Как долго можно так жить? Встаем мы очень поздно, чтобы не так долго дрожать от холода. Потом женщины убирают квартиру (неимоверно грязную от копоти), мужчины рубят дрова, топят печи. Потом идем на рынок, в существующие еще лавки. На рынке возобновилась с новой силой меновая торговля. Но крестьяне становятся все капризнее: всего охотнее они берут материю, серебряные и золотые вещи. Дороговизна сразу стала огромная и мы все больше испытываем чувство голода. Даже нельзя это назвать определенно голодом, потому что многие еще имеют достаточно пищи, но чувствуется недостаток в жирах.
Под вечер приходят старьевщицы. Комиссионные магазины закрыты (в них теперь продают провизию) и продавать вещи приходится частным способом. Этим делом занялись многие обедневшие женщины из мелкой буржуазии.
Вечером, так как выходить в темноте боятся, жильцы того же дома ходят друг к другу в гости. Так же ходили друг к другу в 18-ом г., когда Муравьев обстреливал и взял Киев, но тогда не было еще этого чувства обреченности и бессильной злобы.

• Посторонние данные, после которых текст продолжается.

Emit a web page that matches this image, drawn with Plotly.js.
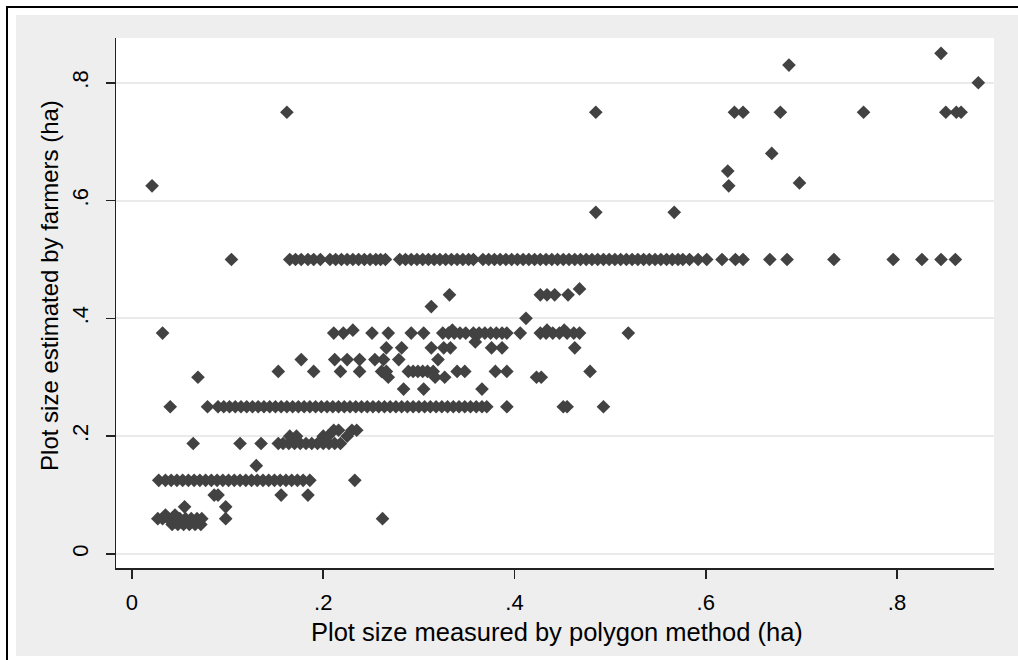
<!DOCTYPE html>
<html>
<head>
<meta charset="utf-8">
<script src="https://cdn.plot.ly/plotly-3.0.1.min.js"></script>
<style>
  html, body { margin: 0; padding: 0; background: #ffffff; width: 1018px; height: 660px; overflow: hidden; }
  #frame { position: absolute; left: 6px; top: 6px; width: 1020px; height: 660px; border-top: 2px solid #000; border-left: 2px solid #000; }
  #chart { position: absolute; left: 16px; top: 15px; width: 1002px; height: 641px; }
</style>
</head>
<body>
<div id="frame"></div>
<div id="chart"></div>
<script>
// Polygon-measured plot size (ha), grouped by the farmer's estimate (ha)
const farmer005 = [0.042, 0.048, 0.054, 0.060, 0.066, 0.072];
const farmer006 = [0.027, 0.032, 0.038, 0.044, 0.050, 0.056, 0.062, 0.068, 0.073, 0.098, 0.262];
const farmer007 = [0.035, 0.045];
const farmer008 = [0.055, 0.098];
const farmer010 = [0.086, 0.090, 0.156, 0.184];
const farmer0125 = [0.028, 0.035, 0.041, 0.047, 0.053, 0.059, 0.065, 0.071, 0.077, 0.083, 0.089, 0.095,
  0.101, 0.107, 0.113, 0.119, 0.125, 0.131, 0.137, 0.143, 0.149, 0.155, 0.161, 0.167, 0.173, 0.179, 0.186, 0.233];
const farmer015 = [0.130];
const farmer01875 = [0.064, 0.113, 0.135, 0.153, 0.158, 0.164, 0.170, 0.176, 0.182, 0.188, 0.194, 0.200, 0.206, 0.212, 0.218];
const farmer020 = [0.165, 0.172, 0.200, 0.205, 0.225];
const farmer021 = [0.211, 0.216, 0.230, 0.235];
const farmer025 = [0.040, 0.079, 0.090, 0.096, 0.102, 0.108, 0.114, 0.120, 0.126, 0.132, 0.138, 0.144, 0.150,
  0.156, 0.162, 0.168, 0.174, 0.180, 0.186, 0.192, 0.198, 0.204, 0.210, 0.216, 0.222, 0.228, 0.234, 0.240,
  0.246, 0.252, 0.258, 0.264, 0.270, 0.276, 0.282, 0.288, 0.294, 0.300, 0.306, 0.312, 0.318, 0.324, 0.330,
  0.336, 0.342, 0.348, 0.354, 0.360, 0.366, 0.371, 0.392, 0.451, 0.455, 0.493];
const farmer028 = [0.284, 0.305, 0.366];
const farmer030 = [0.069, 0.268, 0.317, 0.327, 0.423, 0.428];
const farmer031 = [0.153, 0.190, 0.218, 0.238, 0.261, 0.266, 0.289, 0.294, 0.299, 0.304, 0.309, 0.315,
  0.340, 0.348, 0.380, 0.392, 0.479];
const farmer033 = [0.177, 0.212, 0.225, 0.238, 0.254, 0.263, 0.279, 0.320];
const farmer035 = [0.266, 0.282, 0.313, 0.326, 0.333, 0.376, 0.387, 0.463];
const farmer036 = [0.359];
const farmer0375 = [0.032, 0.211, 0.221, 0.251, 0.268, 0.292, 0.305, 0.325, 0.331, 0.337, 0.343, 0.349,
  0.357, 0.363, 0.369, 0.375, 0.381, 0.387, 0.392, 0.406, 0.427, 0.433, 0.440, 0.447, 0.455, 0.462, 0.468, 0.519];
const farmer038 = [0.231, 0.335, 0.434, 0.452];
const farmer040 = [0.412];
const farmer042 = [0.313];
const farmer044 = [0.332, 0.427, 0.434, 0.442, 0.456];
const farmer045 = [0.468];
const farmer050 = [0.104, 0.165, 0.171, 0.177, 0.184, 0.190, 0.197, 0.207, 0.213, 0.219, 0.225, 0.231, 0.237,
  0.243, 0.249, 0.255, 0.260, 0.265, 0.280, 0.286, 0.292, 0.298, 0.304, 0.310, 0.316, 0.322, 0.328, 0.334,
  0.340, 0.346, 0.352, 0.357, 0.367, 0.373, 0.379, 0.385, 0.391, 0.397, 0.403, 0.409, 0.415, 0.421, 0.427,
  0.433, 0.439, 0.445, 0.451, 0.457, 0.463, 0.469, 0.475, 0.481, 0.487, 0.493, 0.499, 0.505, 0.511, 0.517,
  0.523, 0.529, 0.535, 0.541, 0.547, 0.553, 0.559, 0.565, 0.571, 0.576, 0.583, 0.592, 0.601, 0.617, 0.631,
  0.639, 0.667, 0.685, 0.734, 0.796, 0.826, 0.846, 0.861];
const farmer058 = [0.485, 0.567];
const farmer0625 = [0.021, 0.624];
const farmer063 = [0.698];
const farmer065 = [0.623];
const farmer068 = [0.669];
const farmer075 = [0.162, 0.485, 0.630, 0.639, 0.678, 0.765, 0.851, 0.862, 0.867];
const farmer080 = [0.885];
const farmer083 = [0.687];
const farmer085 = [0.846];

const estimateLevels = [0.05, 0.06, 0.066, 0.08, 0.10, 0.125, 0.15, 0.1875, 0.20, 0.21, 0.25, 0.28, 0.30,
  0.31, 0.33, 0.35, 0.36, 0.375, 0.38, 0.40, 0.42, 0.44, 0.45, 0.50, 0.58, 0.625, 0.63, 0.65, 0.68, 0.75,
  0.80, 0.83, 0.85];
const measuredGroups = [farmer005, farmer006, farmer007, farmer008, farmer010, farmer0125, farmer015,
  farmer01875, farmer020, farmer021, farmer025, farmer028, farmer030, farmer031, farmer033, farmer035,
  farmer036, farmer0375, farmer038, farmer040, farmer042, farmer044, farmer045, farmer050, farmer058,
  farmer0625, farmer063, farmer065, farmer068, farmer075, farmer080, farmer083, farmer085];

const tickVals = [0, 0.2, 0.4, 0.6, 0.8];
const tickText = ["0", ".2", ".4", ".6", ".8"];

const xs = [], ys = [];
measuredGroups.forEach((g, i) => g.forEach(v => { xs.push(v); ys.push(estimateLevels[i]); }));

const fontFam = '"Liberation Sans", Arial, sans-serif';

Plotly.newPlot('chart', [{
  type: 'scatter', mode: 'markers', x: xs, y: ys,
  marker: { symbol: 'diamond', size: 10.5, color: '#424242', line: { width: 0 } },
  hoverinfo: 'none'
}], {
  width: 1002, height: 641,
  margin: { l: 100, r: 24, t: 23, b: 88, pad: 0 },
  paper_bgcolor: '#eeeeee', plot_bgcolor: '#ffffff',
  showlegend: false,
  font: { family: fontFam, color: '#000', size: 22 },
  xaxis: {
    range: [-0.0167, 0.9014], tickvals: tickVals, ticktext: tickText,
    showgrid: false, zeroline: false,
    showline: true, linecolor: '#222', linewidth: 1.5,
    ticks: 'outside', ticklen: 9, tickwidth: 1.5, tickcolor: '#222',
    tickfont: { family: fontFam, size: 22, color: '#000' }, ticklabelstandoff: 5
  },
  yaxis: {
    range: [-0.0238, 0.876], tickvals: tickVals, ticktext: tickText,
    showgrid: true, gridcolor: '#eaeaea', gridwidth: 2,
    zeroline: true, zerolinecolor: '#eaeaea', zerolinewidth: 2,
    showline: true, linecolor: '#222', linewidth: 1.5,
    ticks: 'outside', ticklen: 9, tickwidth: 1.5, tickcolor: '#222',
    tickangle: -90,
    tickfont: { family: fontFam, size: 22, color: '#000' }, ticklabelstandoff: 9
  },
  annotations: [
    { text: 'Plot size measured by polygon method (ha)', xref: 'paper', yref: 'paper',
      x: 0.502, y: -0.121, xanchor: 'center', yanchor: 'middle', showarrow: false,
      font: { family: fontFam, size: 25.5, color: '#000' } },
    { text: 'Plot size estimated by farmers (ha)', xref: 'paper', yref: 'paper',
      x: -0.0752, y: 0.534, xanchor: 'center', yanchor: 'middle', textangle: -90, showarrow: false,
      font: { family: fontFam, size: 24, color: '#000' } }
  ]
}, { displayModeBar: false, staticPlot: true });
</script>
</body>
</html>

На днях спор с Ж.А. По ней можно видеть, как молодежь обольшевистилась. Она даже верит в большевиков, уже думает, «что они, вероятно, что-нибудь сделают». А, когда я ее спросила, что сделали до сих пор большевики и, вообще, социалисты, по сравнению с созданным буржуазией, то есть её же предками, она мне ответила, что и предки были честными людьми, но не буржуями.
Встретила Л.П. Её семья бежала. Отец и мать — к украинцам, муж и брат — с деникинцами. Она осталась одна с двухмесячным ребенком. За две недели своего пребывания в Киеве большевики успели сделать у её дяди несколько обысков, арестовать его с женой; у её свекрови реквизировали муку, по доносу жильцов, так как она — это несчастное существо — домовладелица. Сама Л. живет то здесь, то там, опасаясь вернуться в дом родителей.
Н.П. бежала с деникинцами, оставив больную сыпным тифом мать.
1920 г.
Какой страшный Новый Год! Праздновали его, вероятно, одни комиссары. В прошлом году собрались у нас еще знакомые, а теперь никто никого не приглашал; да и кому хочется поздравлять с Новым Годом? Чего можно желать? Чтобы не забрали последнего и не убили.
Каторга лучше этой жизни. На меня находит такое отчаяние, что я громко плачу у себя в комнате и бьюсь головой о стенку.
Что мне делать? Снова пойти к ним на службу? Я бы могла иметь протекцию по наркомпросу, но, как туда пойти? Еще летом носились с планом удаления старых учителей, некоммунистов. Значит, новые должны быть коммунистами или, по меньшей мере, сочувствующими.
По ночам я все припоминаю, как долго длилась французская и английская революции, и сравниваю ход развития русской революции с ними. А если у нас и конца не будет?
Киев снова пострадал. Со времени возвращения большевиков сгорело несколько домов, между прочим, дом на углу Крещатика и Фундуклеевской, где Брабец[50]
. Он горел три дня, сгорел дотла и еще долго дымился. Остались от него лишь каменные стены. Вещи жильцов лежат в грязи и снегу на улице.Людей видно совсем мало.
Чем мы будем жить? Как долго можно продавать белье, посуду, картины? Да успеем ли мы их продать? Не сегодня, завтра придут забрать.